Friday, April 9, 2010

Like disability insurance for your home

Just heard about this today.

Flagstar, in a sign of the times, has paired up with MI company Genworth to offer a low-down payment mortgage benefit designed to cover a home buyer's mortgage payments if he or she becomes involuntarily unemployed. "Job Loss Protection" covers a borrower's mortgage payment (principal, interest, taxes and insurance) of up to $2,000 a month for up to six months during their benefit period, with a maximum of three monthly payments per job-loss occurrence in the event of involuntary unemployment. The benefits are paid directly to the mortgage company just as if the borrower had made the payment, although the vesting period is 60 days after closing, and payments begin 30 days from the date of involuntary unemployment. Coverage stays in place for up to three years after the loan closes and the mortgage insurance remains in place.
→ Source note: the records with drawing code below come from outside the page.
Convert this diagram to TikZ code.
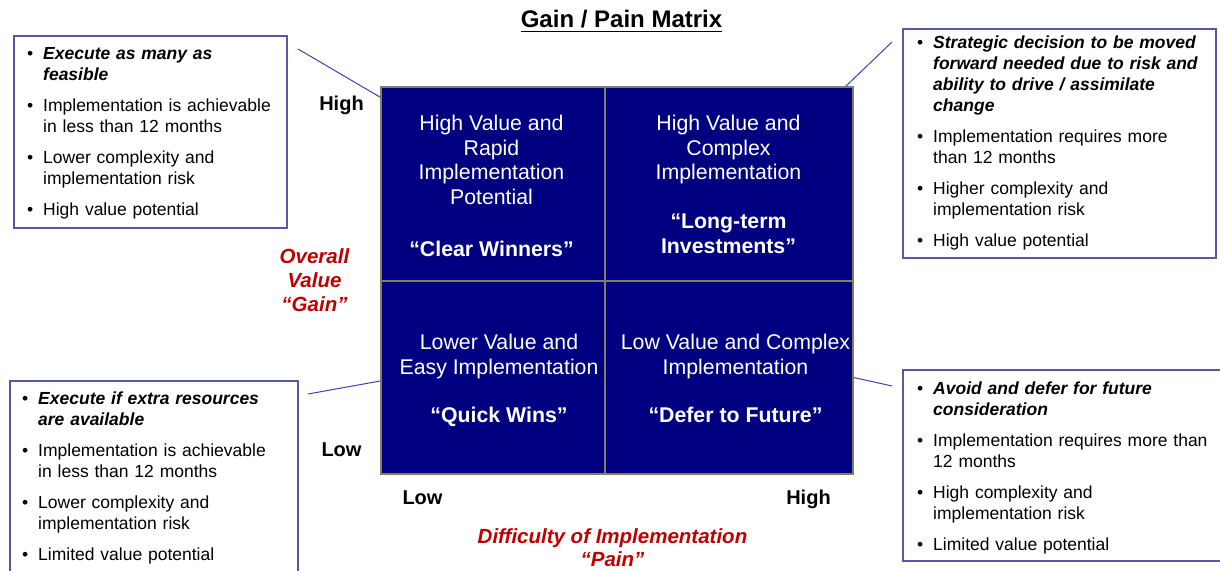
\documentclass[tikz,border=0pt]{standalone}
\usepackage{fontspec}
\setmainfont{Liberation Sans}
\definecolor{navy}{RGB}{0,0,128}
\definecolor{boxline}{RGB}{88,88,168}
\definecolor{conn}{RGB}{64,64,176}
\definecolor{gridc}{RGB}{128,128,100}
\definecolor{axred}{RGB}{192,0,0}
\newcommand{\bitem}[1]{\par\hangindent=16pt\hangafter=1\noindent\makebox[16pt][l]{\textbullet}\rule{0pt}{13pt}#1}
\tikzset{
  quad/.style={draw=gridc, line width=1.5pt, fill=navy, inner sep=0pt},
  qtext/.style={anchor=north, inner sep=0pt, text=white, align=center,
    font={\fontsize{21.3}{24.5}\selectfont}},
  infobox/.style={draw=boxline, line width=1.3pt, fill=white, inner sep=0pt},
  btext/.style={anchor=north west, inner sep=0pt, text width=330pt, align=left,
    font={\fontsize{17.5}{21}\selectfont}},
  conline/.style={draw=conn, line width=1pt},
  axlab/.style={anchor=base, inner sep=0pt, font={\fontsize{20}{24}\selectfont\bfseries}},
  redlab/.style={anchor=north, inner sep=0pt, align=center, text=axred,
    font={\fontsize{20.5}{23}\selectfont\bfseries\itshape}}
}
\begin{document}
\begin{tikzpicture}[x=1pt,y=-1pt]
\useasboundingbox (0,0) rectangle (1220,570);
% title
\node[inner sep=0pt, anchor=base, font={\fontsize{24}{28}\selectfont\bfseries}] (title) at (621.5,27.5) {Gain / Pain Matrix};
\draw[line width=1.8pt] ([yshift=-4pt]title.base west) -- ([yshift=-4pt]title.base east);
% quadrants
\node[quad, minimum width=224pt, minimum height=194pt] (q1) at (493,184) {};
\node[quad, minimum width=248pt, minimum height=194pt] (q2) at (729,184) {};
\node[quad, minimum width=224pt, minimum height=193pt] (q3) at (493,377.5) {};
\node[quad, minimum width=248pt, minimum height=193pt] (q4) at (729,377.5) {};
\node[qtext] (t1) at (491.5,113.6) {\rule{0pt}{17pt}High Value and\\Rapid\\Implementation\\Potential\\[27.5pt]\textbf{“Clear Winners”}};
\node[qtext] (t2) at (728.5,113.6) {\rule{0pt}{17pt}High Value and\\Complex\\Implementation\\[24.5pt]\textbf{“Long-term}\\\textbf{Investments”}};
\node[qtext] (t3) at (499,332.6) {\rule{0pt}{17pt}Lower Value and\\Easy Implementation\\[23.5pt]\textbf{“Quick Wins”}};
\node[qtext] (t4) at (735.5,332.6) {\rule{0pt}{17pt}Low Value and Complex\\Implementation\\[23.5pt]\textbf{“Defer to Future”}};
% axis labels
\node[axlab] (hiY) at (341.5,110) {High};
\node[axlab] (loY) at (341.5,456) {Low};
\node[axlab] (loX) at (422.5,504) {Low};
\node[axlab] (hiX) at (808.5,504) {High};
\node[redlab] (gain) at (314.5,247.5) {\rule{0pt}{16pt}Overall\\[1pt]Value\\[1pt]“Gain”};
\node[redlab] (pain) at (612.5,527) {\rule{0pt}{16pt}Difficulty of Implementation\\“Pain”};
% info boxes
\node[infobox, minimum width=273pt, minimum height=192pt] (btl) at (150.5,132) {};
\node[infobox, minimum width=313pt, minimum height=229pt] (btr) at (1059.5,143.5) {};
\node[infobox, minimum width=288pt, minimum height=219pt] (bbl) at (154,490.5) {};
\node[infobox, minimum width=327pt, minimum height=191pt] (bbr) at (1066.5,465.5) {};
\node[btext] (xtl) at (27,28.3) {\setlength{\parskip}{10pt}%
\bitem{\textbf{\textit{Execute as many as\newline feasible}}}%
\bitem{Implementation is achievable\newline in less than 12 months}%
\bitem{Lower complexity and\newline implementation risk}%
\bitem{High value potential}};
\node[btext] (xtr) at (917,17.3) {\setlength{\parskip}{10pt}%
\bitem{\textbf{\textit{Strategic decision to  be moved\newline forward needed due to risk and\newline ability to drive / assimilate\newline change}}}%
\bitem{Implementation requires more\newline than 12 months}%
\bitem{Higher complexity and\newline implementation risk}%
\bitem{High value potential}};
\node[btext] (xbl) at (22,373.3) {\setlength{\parskip}{10pt}%
\bitem{\textbf{\textit{Execute if extra resources\newline are available}}}%
\bitem{Implementation is achievable\newline in less than 12 months}%
\bitem{Lower complexity and\newline implementation risk}%
\bitem{Limited value potential}};
\node[btext] (xbr) at (917,363.3) {\setlength{\parskip}{10pt}%
\bitem{\textbf{\textit{Avoid and defer for future\newline consideration}}}%
\bitem{Implementation requires more than\newline 12 months}%
\bitem{High complexity and\newline implementation risk}%
\bitem{Limited value potential}};
% connectors
\coordinate (c1) at (298,49);
\coordinate (c2) at (892,42);
\coordinate (c3) at (308,394);
\coordinate (c4) at (892,386);
\draw[conline] (c1) -- ([yshift=-11pt]q1.north west);
\draw[conline] (c2) -- ([xshift=-8pt]q2.north east);
\draw[conline] (c3) -- ([yshift=-3.5pt]q3.west);
\draw[conline] (c4) -- (q4.east);
\end{tikzpicture}
\end{document}
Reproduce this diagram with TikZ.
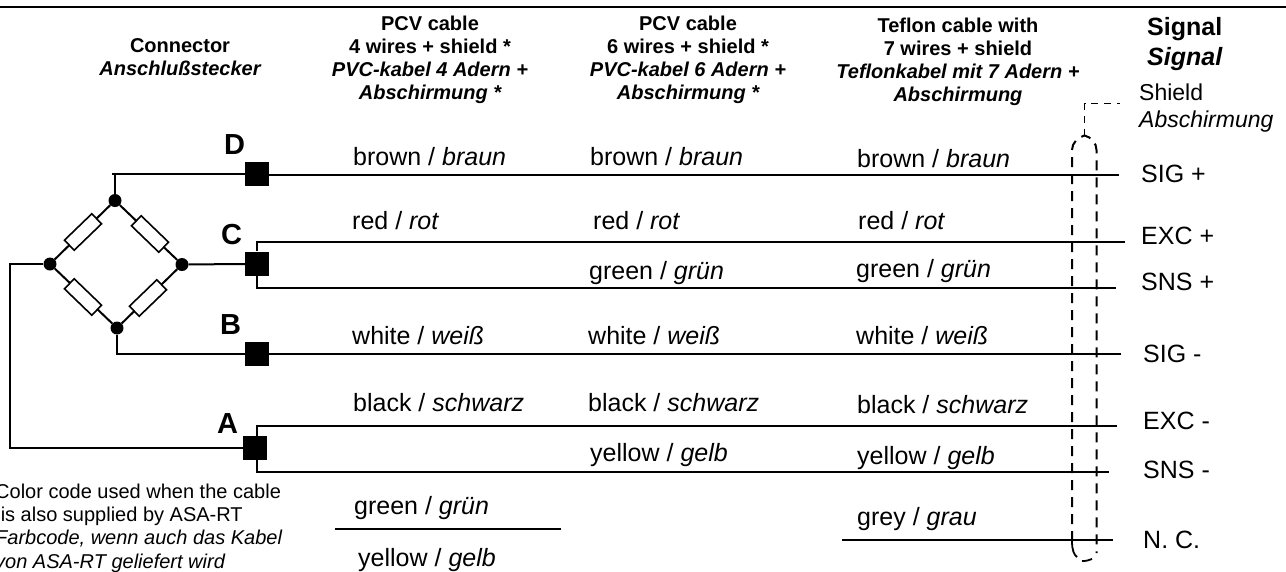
\documentclass[tikz,border=0pt]{standalone}
\usepackage{fontspec}
\setmainfont{Liberation Sans}
\tikzset{
  x=1pt,y=-1pt,
  wire/.style={line width=2pt,line cap=butt},
  shield/.style={line width=2pt,dash pattern=on 10pt off 7pt},
  term/.style={fill=black,draw=none,minimum width=24pt,minimum height=24pt,inner sep=0pt},
  dot/.style={circle,fill=black,draw=none,minimum size=13pt,inner sep=0pt},
  res/.style={rectangle,draw=black,fill=white,line width=1.6pt,minimum width=38pt,minimum height=14pt,inner sep=0pt},
  head/.style={font=\fontsize{20}{23}\selectfont\bfseries,align=center,inner sep=0pt,anchor=base},
  lab/.style={font=\fontsize{25}{28}\selectfont,anchor=base west,inner sep=0pt},
  pin/.style={font=\fontsize{29}{32}\selectfont\bfseries,inner sep=0pt,anchor=base west},
  sig/.style={font=\fontsize{25}{27}\selectfont,anchor=base west,inner sep=0pt,align=left},
  note/.style={font=\fontsize{20}{23.3}\selectfont,anchor=base west,inner sep=0pt,align=left}
}
\begin{document}
\begin{tikzpicture}
\useasboundingbox (0,0) rectangle (1286,571);
\coordinate (tl) at (0,6.5); \coordinate (tr) at (1286,6.5);
\draw[line width=2pt] (tl) -- (tr);
% bridge
\node[dot] (top) at (115,200.5) {};
\node[dot] (left) at (50,264) {};
\node[dot] (right) at (182,264.5) {};
\node[dot] (bot) at (117,328) {};
\node[term] (D) at (257,174) {};
\node[term] (C) at (257,264) {};
\node[term] (B) at (257,354) {};
\node[term] (A) at (255,448) {};
\draw[wire] (top) -- (top|-D) ++(-3,0) -- (D.west);
\draw[wire] (right) -- (C.west);
\draw[wire] (left) -- (10,264) |- (A.west);
\draw[wire] (bot) -- (bot|-B) -- (B.west);
\draw[wire] (top) -- (left) (top) -- (right) (bot) -- (left) (bot) -- (right);
\node[res,rotate=44] (r1) at (83,232) {};
\node[res,rotate=-44] (r2) at (150,234) {};
\node[res,rotate=-44] (r3) at (83,297) {};
\node[res,rotate=44] (r4) at (148,298) {};
% wires
\coordinate (eD) at (1119,175);
\coordinate (eEp) at (1125,242);
\coordinate (eSp) at (1116,288);
\coordinate (eB) at (1121,354);
\coordinate (eEm) at (1117,426);
\coordinate (eSm) at (1109,472);
\draw[wire] (D.east|-eD) -- (eD);
\draw[wire] (C.north) ++(0,-1) -- (257,242) -- (eEp);
\draw[wire] (C.south) -- (257,288) -- (eSp);
\draw[wire] (B.east) -- (eB);
\draw[wire] (257,436) -- (257,426) -- (eEm);
\draw[wire] (257,460) -- (257,472) -- (eSm);
\coordinate (nc1) at (842,540); \coordinate (nc2) at (1113,540);
\draw[wire] (nc1) -- (nc2);
\coordinate (gy1) at (335,529); \coordinate (gy2) at (561,529);
\draw[wire] (gy1) -- (gy2);
% shield
\coordinate (s1) at (1084.5,136); \coordinate (s2) at (1084.5,103.5); \coordinate (s3) at (1120,103.5);
\draw[line width=1.6pt,dash pattern=on 7pt off 6pt] (s1) -- (s2) -- (s3);
\draw[shield] (1072,541) -- (1072,150) .. controls (1072,143) and (1078,137) .. (1084.5,135.5) .. controls (1091,137) and (1096.5,143) .. (1096.5,150) -- (1096.5,553);
\draw[line width=1.8pt] (1072,541) .. controls (1072,550) and (1074,555) .. (1077,557);
\draw[line width=1.8pt] (1082,561) .. controls (1086,561) and (1089,560.5) .. (1092,559);
% headers
\node[head] (h0) at (180,75) {Connector\\\itshape Anschlußstecker};
\node[head] (h1) at (430,99) {PCV cable\\4 wires + shield *\\\itshape PVC-kabel 4 Adern +\\\itshape Abschirmung *};
\node[head] (h2) at (688,99) {PCV cable\\6 wires + shield *\\\itshape PVC-kabel 6 Adern +\\\itshape Abschirmung *};
\node[head] (h3) at (958,101) {Teflon cable with\\7 wires + shield\\\itshape Teflonkabel mit 7 Adern +\\\itshape Abschirmung};
\node[font=\fontsize{25}{30}\selectfont\bfseries,align=left,anchor=base west,inner sep=0pt] (h4) at (1147,65.7) {Signal\\\itshape Signal};
% pins
\node[pin] (pD) at (224,154) {D};
\node[pin] (pC) at (221,244) {C};
\node[pin] (pB) at (220,334) {B};
\node[pin] (pA) at (217,433) {A};
% wire labels
\newcommand{\cl}[2]{#1 / \textit{#2}}
\node[lab] (a1) at (353,165) {\cl{brown}{braun}};
\node[lab] (a2) at (590,165) {\cl{brown}{braun}};
\node[lab] (a3) at (857,167.5) {\cl{brown}{braun}};
\node[lab] (b1) at (352,229) {\cl{red}{rot}};
\node[lab] (b2) at (593,229) {\cl{red}{rot}};
\node[lab] (b3) at (858,229) {\cl{red}{rot}};
\node[lab] (c2) at (589,279) {\cl{green}{grün}};
\node[lab] (c3) at (856,277) {\cl{green}{grün}};
\node[lab] (d1) at (352,344) {\cl{white}{weiß}};
\node[lab] (d2) at (588,344) {\cl{white}{weiß}};
\node[lab] (d3) at (856,344) {\cl{white}{weiß}};
\node[lab] (e1) at (353,411) {\cl{black}{schwarz}};
\node[lab] (e2) at (588,411) {\cl{black}{schwarz}};
\node[lab] (e3) at (857,413) {\cl{black}{schwarz}};
\node[lab] (f2) at (590,461) {\cl{yellow}{gelb}};
\node[lab] (f3) at (857,464) {\cl{yellow}{gelb}};
\node[lab] (g1) at (354,514) {\cl{green}{grün}};
\node[lab] (g3) at (857,525) {\cl{grey}{grau}};
\node[lab] (y1) at (358,566) {\cl{yellow}{gelb}};
% signals
\node[sig,font=\fontsize{23}{27}\selectfont] (s0) at (1139,127.7) {Shield\\\textit{Abschirmung}};
\node[sig] (s4) at (1141,182.7) {SIG +};
\node[sig] (s5) at (1141,244) {EXC +};
\node[sig] (s6) at (1141,290) {SNS +};
\node[sig] (s7) at (1143,362) {SIG -};
\node[sig] (s8) at (1143,429) {EXC -};
\node[sig] (s9) at (1143,478) {SNS -};
\node[sig] (s10) at (1143,548) {N. C.};
% note
\node[note] (n) at (-5,568) {Color code used when the cable\\\ is also supplied by ASA-RT\\\textit{Farbcode, wenn auch das Kabel}\\\textit{von ASA-RT geliefert wird}};
\end{tikzpicture}
\end{document}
A translation, in English, for non-mortgage professionals:

Flagstar is a mortgage lender. MI is mortgage insurance. Usually it’s a little add-on fee you pay every month, included as part of your mortgage payment, and it protects your lender if you default on your mortgage and go into foreclosure.

In this case, there’s (probably another) little add-on monthly fee which protects you, the homeowner, if you’re unable to make your mortgage payment because you lost your job. There’s a lot of that going around lately, so this is pretty darn cool. No idea how much this insurance costs but it’s a great idea, given the scary economy we’re all wading through.

I’m a little unclear about the time period involved: “up to six months” with a “maximum of three months payments”.  Is it 3 or 6 months you’ll pay my mortgage while I look for work? In any case, this is still a cool idea. I wouldn’t be surprised if this is soon something you can add on when you purchase a home, like you now can choose to add on a Home Warranty or not.